Apple announced this week that it has moved one step closer towards its goal of being 100% renewable energy powered, with two big pieces of news.
Not only are all Apple final assembly sites now zero waste compliant, but major supplier Lens Technology has agreed to run its Apple operations entirely on renewable electricity. The move pushes Apple one step closer to helping its manufacturers reduce their carbon footprints, and reduce production waste in China.
Apple already has a relatively decent track record of its own when it comes to reducing its carbon footprint, with the company’s VP of environment Lisa Jackson earlier this year claiming that 93% of Apple’s facilities worldwide run on renewable electricity. Apple has similarly made changes to its manufacturing process and product design to continue reducing its overall impact on the environment.

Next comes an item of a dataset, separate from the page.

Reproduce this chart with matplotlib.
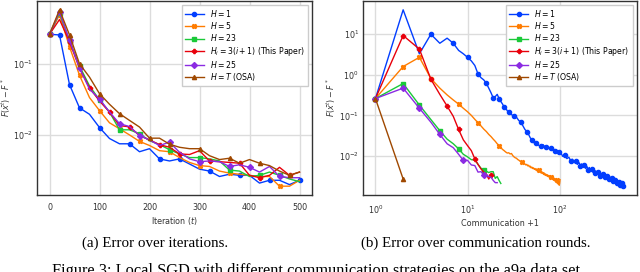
import matplotlib
matplotlib.use("Agg")
import matplotlib.pyplot as plt
import numpy as np

# ---- panel (a): error vs iteration, sampled every 20 iterations ----
iters = list(range(0, 501, 20))

err_h1 = [0.26, 0.255, 0.051, 0.024, 0.0195, 0.0127, 0.0089, 0.0075, 0.0075, 0.0058, 0.0064, 0.0046, 0.0043,
          0.0046, 0.0039, 0.0033, 0.0031, 0.0026, 0.0028, 0.0027, 0.0027, 0.0021, 0.0023, 0.0023, 0.0020, 0.0023]
err_h5 = [0.26, 0.49, 0.174, 0.069, 0.0335, 0.022, 0.0148, 0.0122, 0.0100, 0.0081, 0.0071, 0.0060, 0.0058,
          0.0048, 0.0041, 0.0037, 0.0036, 0.0031, 0.0029, 0.0028, 0.0027, 0.0026, 0.0026, 0.0019, 0.0019, 0.0023]
err_h23 = [0.26, 0.52, 0.21, 0.093, 0.049, 0.031, 0.021, 0.0118, 0.0118, 0.0104, 0.0083, 0.0073, 0.0062,
           0.0054, 0.0048, 0.0048, 0.0046, 0.0043, 0.0032, 0.0031, 0.0026, 0.0027, 0.0030, 0.0027, 0.0024, 0.0022]
err_hi = [0.26, 0.42, 0.205, 0.087, 0.046, 0.030, 0.021, 0.0135, 0.0130, 0.0098, 0.0085, 0.0073, 0.0067,
          0.0054, 0.0053, 0.0060, 0.0043, 0.0042, 0.0041, 0.0040, 0.0027, 0.0025, 0.0027, 0.0035, 0.0027, 0.0030]
err_h25 = [0.26, 0.54, 0.215, 0.087, 0.044, 0.032, 0.021, 0.0144, 0.0131, 0.0098, 0.0085, 0.0071, 0.0079,
           0.0057, 0.0046, 0.0042, 0.0043, 0.0042, 0.0036, 0.0038, 0.0035, 0.0030, 0.0036, 0.0026, 0.0025, 0.0025]
err_osa = [0.26, 0.575, 0.255, 0.10, 0.065, 0.038, 0.027, 0.0199, 0.016, 0.0129, 0.0090, 0.0090, 0.0074,
           0.0067, 0.0064, 0.0064, 0.0051, 0.0045, 0.0047, 0.0040, 0.0045, 0.0040, 0.0037, 0.0031, 0.0027, 0.0030]

# ---- panel (b): error vs communication rounds + 1 ----
comm_h1 = (list(range(1, 31)) + list(range(32, 61, 2)) + list(range(63, 100, 3))
           + list(range(102, 499, 6)) + [501])
val_h1 = [0.26, 40, 3.3, 10, 6.0, 8.0, 6.0, 4.0, 3.3, 2.7, 2.2, 1.7, 1.05, 0.85, 0.75, 0.62, 0.47, 0.36, 0.27,
          0.29, 0.33, 0.26, 0.22, 0.19, 0.16, 0.15, 0.13, 0.12, 0.11, 0.105,
          0.095, 0.09, 0.075, 0.068, 0.055, 0.045, 0.04, 0.034, 0.028, 0.025, 0.022, 0.020, 0.021, 0.019, 0.018,
          0.0175, 0.019, 0.017, 0.0163, 0.016, 0.015, 0.016, 0.014, 0.0145, 0.013, 0.0135, 0.0129, 0.0125,
          0.0125, 0.0098, 0.0106, 0.0086, 0.0093, 0.0076, 0.0083, 0.0069, 0.0075, 0.0062, 0.0069, 0.0058,
          0.0064, 0.0053, 0.0059, 0.0049, 0.0055, 0.0046, 0.0052, 0.0043, 0.0048, 0.0040, 0.0045, 0.0038,
          0.0043, 0.0036, 0.0041, 0.0035, 0.0039, 0.0033, 0.0037, 0.0032, 0.0036, 0.0031, 0.0035, 0.0030,
          0.0034, 0.0029, 0.0033, 0.0028, 0.0031, 0.0027, 0.0030, 0.0026, 0.0029, 0.0025, 0.0028, 0.0024,
          0.0027, 0.0023, 0.0026, 0.0022, 0.0025, 0.0021, 0.0024, 0.0021, 0.0023, 0.0020, 0.0022, 0.0019,
          0.0021, 0.0019, 0.0021, 0.0018, 0.0020, 0.0018, 0.0020, 0.0018]

comm_h5 = list(range(1, 102))
val_h5 = [0.26, 1.6, 2.7, 0.81, 0.47, 0.32, 0.24, 0.19, 0.15, 0.123, 0.10, 0.08, 0.066, 0.055, 0.046, 0.040,
          0.034, 0.030, 0.026, 0.023, 0.020, 0.018, 0.016, 0.0145, 0.0135, 0.0125, 0.0118, 0.0120, 0.0112,
          0.0115, 0.0102, 0.0095, 0.0090, 0.0088, 0.0082, 0.0079, 0.0075, 0.0072, 0.0070, 0.0066, 0.0068,
          0.0063, 0.0060, 0.0062, 0.0057, 0.0059, 0.0054, 0.0056, 0.0051, 0.0053, 0.0049, 0.0051, 0.0047,
          0.0049, 0.0045, 0.0048, 0.0043, 0.0046, 0.0041, 0.0044, 0.0040, 0.0042, 0.0038, 0.0041, 0.0037,
          0.0039, 0.0035, 0.0038, 0.0034, 0.0036, 0.0033, 0.0035, 0.0032, 0.0034, 0.0031, 0.0033, 0.0030,
          0.0032, 0.0029, 0.0031, 0.0028, 0.0030, 0.0027, 0.0029, 0.0026, 0.0029, 0.0025, 0.0028, 0.0024,
          0.0027, 0.0023, 0.0026, 0.0022, 0.0025, 0.0021, 0.0024, 0.0020, 0.0023, 0.0019, 0.0021, 0.0026]

comm_h23 = list(range(1, 24))
val_h23 = [0.26, 0.61, 0.18, 0.079, 0.042, 0.026, 0.020, 0.015, 0.011, 0.0095, 0.0081, 0.0080, 0.0062,
           0.0050, 0.0044, 0.0042, 0.0039, 0.0041, 0.0041, 0.0028, 0.0031, 0.0025, 0.0021]

comm_hi = list(range(1, 19))
val_hi = [0.26, 9.3, 4.3, 0.78, 0.33, 0.17, 0.095, 0.045, 0.025, 0.018, 0.0135, 0.0085, 0.0062, 0.0048,
          0.0040, 0.0036, 0.0027, 0.0034]

comm_h25 = list(range(1, 22))
val_h25 = [0.26, 0.47, 0.15, 0.068, 0.034, 0.020, 0.016, 0.011, 0.0078, 0.0078, 0.0060, 0.0058, 0.0040,
           0.0041, 0.0034, 0.0034, 0.0031, 0.0030, 0.0025, 0.0022, 0.0022]

comm_osa = [1, 2]
val_osa = [0.26, 0.0027]

labels = ["$H = 1$", "$H = 5$", "$H = 23$", "$H_i = 3(i+1)$ (This Paper)", "$H = 25$", "$H = T$ (OSA)"]
colors = ["#023eff", "#ff7c00", "#1ac938", "#e8000b", "#8b2be2", "#9f4800"]
markers = ["o", "X", "s", "P", "D", "^"]

fig = plt.figure(figsize=(6.4, 2.72), dpi=100)
ax1 = fig.add_axes([37 / 640, 1 - 195 / 272, 275 / 640, 194 / 272])
ax2 = fig.add_axes([363 / 640, 1 - 195 / 272, 273.5 / 640, 194 / 272])

left_series = [err_h1, err_h5, err_h23, err_hi, err_h25, err_osa]
for ys, lab, c, m in zip(left_series, labels, colors, markers):
    ax1.plot(iters, ys, color=c, marker=m, markersize=3, linewidth=1, label=lab, markevery=0.09)

right_series = [(comm_h1, val_h1), (comm_h5, val_h5), (comm_h23, val_h23),
                (comm_hi, val_hi), (comm_h25, val_h25), (comm_osa, val_osa)]
for i, ((xs, ys), lab, c, m) in enumerate(zip(right_series, labels, colors, markers)):
    me = 3 if i == 0 else 0.09
    ax2.plot(xs, ys, color=c, marker=m, markersize=3, linewidth=1, label=lab, markevery=me)

for ax in (ax1, ax2):
    ax.set_yscale("log")
    ax.grid(True, color="#dcdcdc", linewidth=1)
    ax.set_axisbelow(True)
    ax.tick_params(which="both", length=0, labelsize=5.8, colors="#333333")
    ax.tick_params(axis="y", pad=3)
    ax.tick_params(axis="x", pad=6)
    for s in ax.spines.values():
        s.set_color("#333333")
        s.set_linewidth(1)
    ax.set_ylabel(r"$F(\bar{x}^t) - F^*$", fontsize=5.8, color="#333333")
    ax.legend(loc="upper right", fontsize=5.6, borderaxespad=0.5, handlelength=2.4,
              labelspacing=0.15, borderpad=0.4, fancybox=False, edgecolor="#cccccc", framealpha=1)

ax1.yaxis.set_label_coords(-0.088, 0.5)
ax2.yaxis.set_label_coords(-0.092, 0.5)

ax1.set_xticks([0, 100, 200, 300, 400, 500])
ax1.set_xlabel("Iteration $(t)$", fontsize=5.8, color="#333333", labelpad=2)
ax2.set_xscale("log")
ax2.set_xlabel("Communication +1", fontsize=5.8, color="#333333", labelpad=2)

serif = ["Liberation Serif", "DejaVu Serif"]
fig.text(155 / 640, 1 - 243 / 272, "(a) Error over iterations.", family=serif, fontsize=10.8,
         ha="center", va="center")
fig.text(476 / 640, 1 - 243 / 272, "(b) Error over communication rounds.", family=serif, fontsize=10.8,
         ha="center", va="center")
fig.text(318 / 640, -0.012, "Figure 3: Local SGD with different communication strategies on the a9a data set.",
         family=serif, fontsize=11.8, ha="center", va="baseline")

fig.savefig("out.png", dpi=100)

This week’s news shows Apple’s commitment to reducing its environmental impact not only through its own businesses, but through its business relations with various manufacturers and suppliers. Lens Technology, which amidst other things creates touch panels, has committed to power all its glass production for Apple products with 100% renewable energy by the end of 2018. Lens Technology is the first of Apple’s partners to make such a move, in line with Apple’s own supply chain clean energy program.
Apple’s initiatives are not only intended to reduce its own environmental footprint, but also to help toward cleaning the environmental landscape in China, which for so long has been ignored by big-name companies in favor of cheap labor and low manufacturing costs. Apple is working with its suppliers in China, and also announced that all 14 of its final assembly sites in China are now compliant with UL’s Zero Waste to Landfill validation — which certifies that all waste is reused, recycled, composted, or, when necessary, converted into energy.
“We want to show the world that you can manufacture responsibly and we’re working alongside our suppliers to help them lower their environmental impact in China,” said Lisa Jackson, Apple’s vice president of Environment, Policy and Social Initiatives. “We congratulate Lens for their bold step, and hope by sharing the lessons we’ve learned in our transition to renewable energy, our suppliers will continue to access clean power projects, moving China closer to its green manufacturing goals.”
“Our power purchase agreement is the first of its kind in southern China and we hope it will serve as an example for other companies looking to transition to cleaner, more economical sources of power,” added Lens CEO Zhou Qunfei. “We’re pleased to be the first supplier to commit to covering all of our Apple production with renewable energy, and proud to source from local Hunan wind farms to power our facilities in Changsha.”